It’s incredibly gratifying when fringe musicals are done well. Although ‘The Adding Machine’ is an obscure piece – a musical adaptation of Elmer Rice’s 1923 expressionist play, which premiered Off-Broadway in 2008 – every element of Josh Seymour’s production, from set to singers, adds up to a polished and sophisticated whole.
Mr Zero, our antihero, is racist, misogynist, anti-semitic, homophobic. He’s also been replaced by an adding machine after 25 years at his company. So he kills his boss. Everything gets very weird, there’s a visit to a rather tacky afterlife and some dark, raw humour. But it’s a brutal satire on the daily grind and a stylish production.
Everything in Rice’s original play is reduced to its archetype, like the characters named after numbers corresponding to their social standing. Composer Joshua Schmidt and lyricist Jason Loewith go a step further and embed the show’s theme – in this case, numbers and machines –into the music as well as the lyrics. Several songs take the form of rhythmic speech, percussive and repetitive, reflecting the mechanical clanking of the machines that are taking over. Some songs are discordant and operatic, others inspired by jazz and gospel.
Joseph Alessi as Mr Zero bawls tunelessly rather than singing (although it suits his character it’s still jarring), but there’s real power from the rest of the cast, especially when they break into soaring choral harmonies. Edd Campbell Bird stands out particularly as Shrdlu, an unhinged man whom Zero meets on death row. He’s there because he slit his mother’s throat at Sunday lunch, and he sings a song about a leg of lamb. Bird has a precise voice and his transition from piety to insanity is riveting.

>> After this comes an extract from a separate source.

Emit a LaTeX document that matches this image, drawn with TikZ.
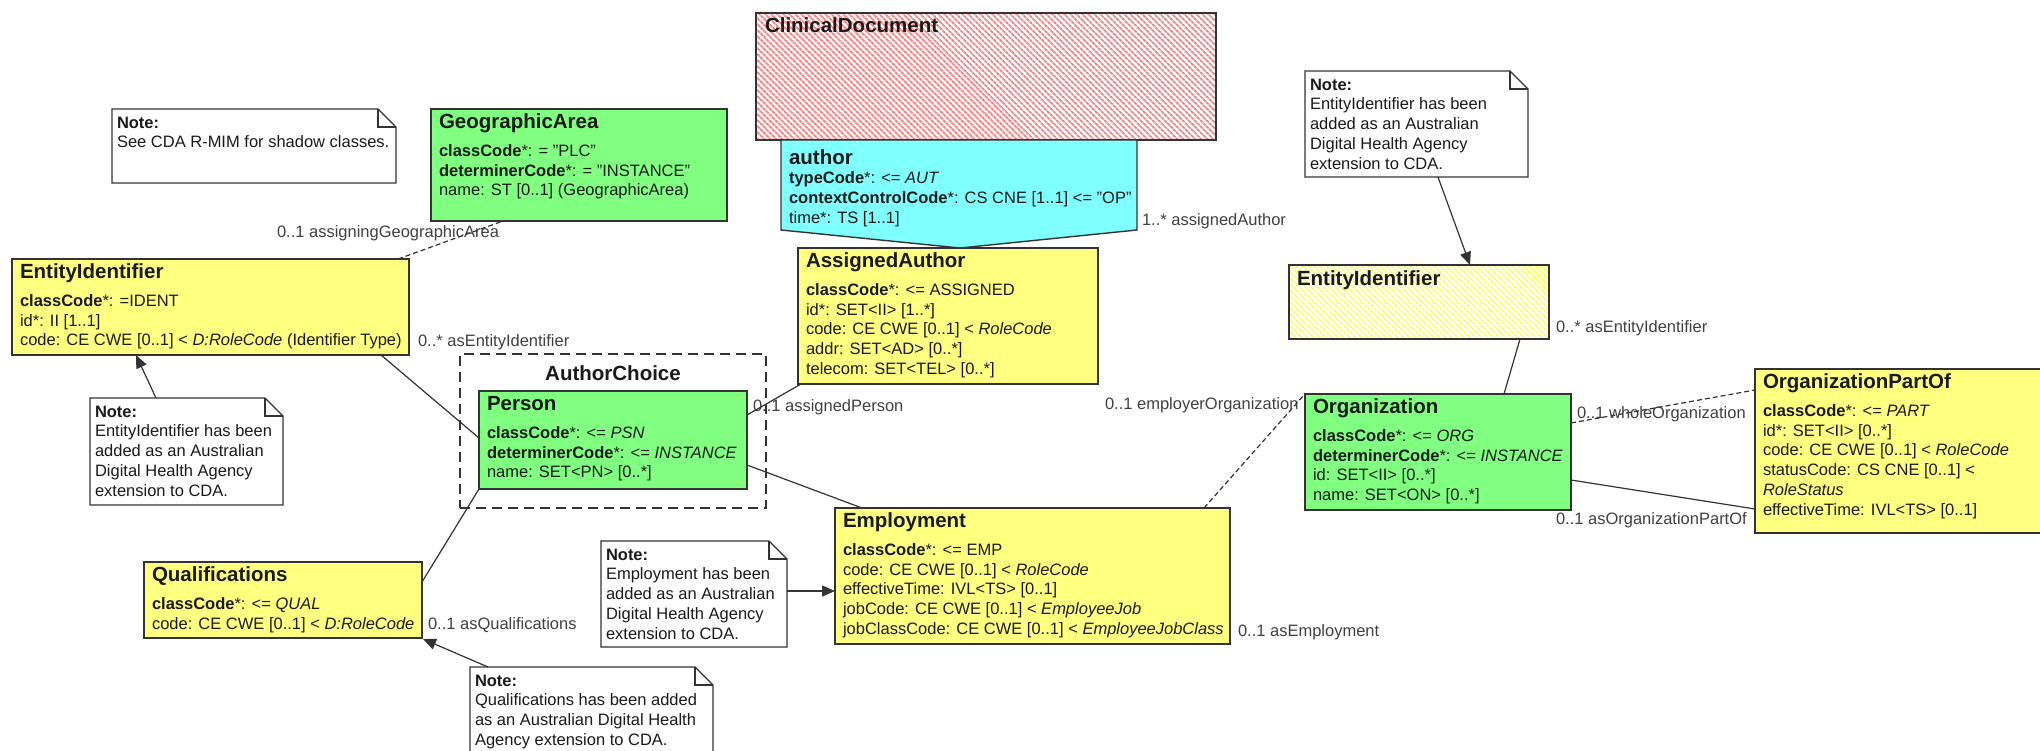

Frankie Bradshaw’s desolate design – a solid grey rectangle – unfolds into something spectacular as the show imparts its message: that we take our hells with us, we create our own prisons wherever we go - no redemption, no relief. That shattering truth is revealed in a final eschatological flourish, as the whole sorry cycle begins again. It may sound depressing, and it won’t be to everyone’s taste, but absurdity and surrealism offer light relief and it’s an intense, impressive production.